Review of Embedded Memory Technologies and Reliability Testing Methods

Embedded memories are becoming increasingly important as more and more semiconductor chips incorporate distributed intelligence and data storage into microcontrollers, IOT devices and other products. In this paper we will review the wide variety of embedded memory technologies used in the industry, particularly non-volatile memory (NVM). These range from one-time-programmable (OTP) memories to more complex NVM solutions like flash and EEPROM, which use different programming methods such as hot-electron injection, Fowler-Nordheim tunneling and charge-trapping. In addition, there are many emerging memory technologies such as MRAM, ReRAM and PCRAM, which are more scalable to advanced process nodes. We will also review the reliability testing methods which are appropriate to each memory solution based on the physics of the memory cell as well as the use case of the embedded memory (e.g., the number of programming cycles). Qualification tests should address both intrinsic and extrinsic failures specific to the memory in question to guarantee long-term reliability.
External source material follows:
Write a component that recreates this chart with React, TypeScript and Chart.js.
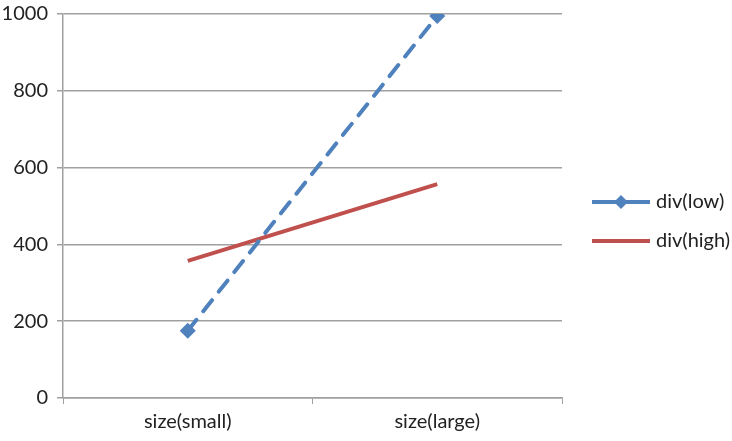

Sunil has worked in the semiconductor industry for over 35 years at companies ranging from startups to established chipmakers such as Intel and AMD. For most of his career, he has focused on the area of embedded non-volatile memory technology development. Sunil is currently the Director of Memory Technology in the Advanced R&D group at Maxim Integrated, where he is responsible for developing NVM solutions for Maxim’s business units jointly with external fab and IP partners. Prior to Maxim, his two most recent positions were Sr. Director of Technology at Atmel and Director of Technology at Lattice Semiconductor, where he led the development of leading-edge embedded NVM technologies for differentiated microcontroller and FPGA products respectively. Sunil has a bachelor’s degree in engineering from IIT-Bombay and two graduate degrees in engineering from MIT. He has authored 17 publications and holds 92 US patents.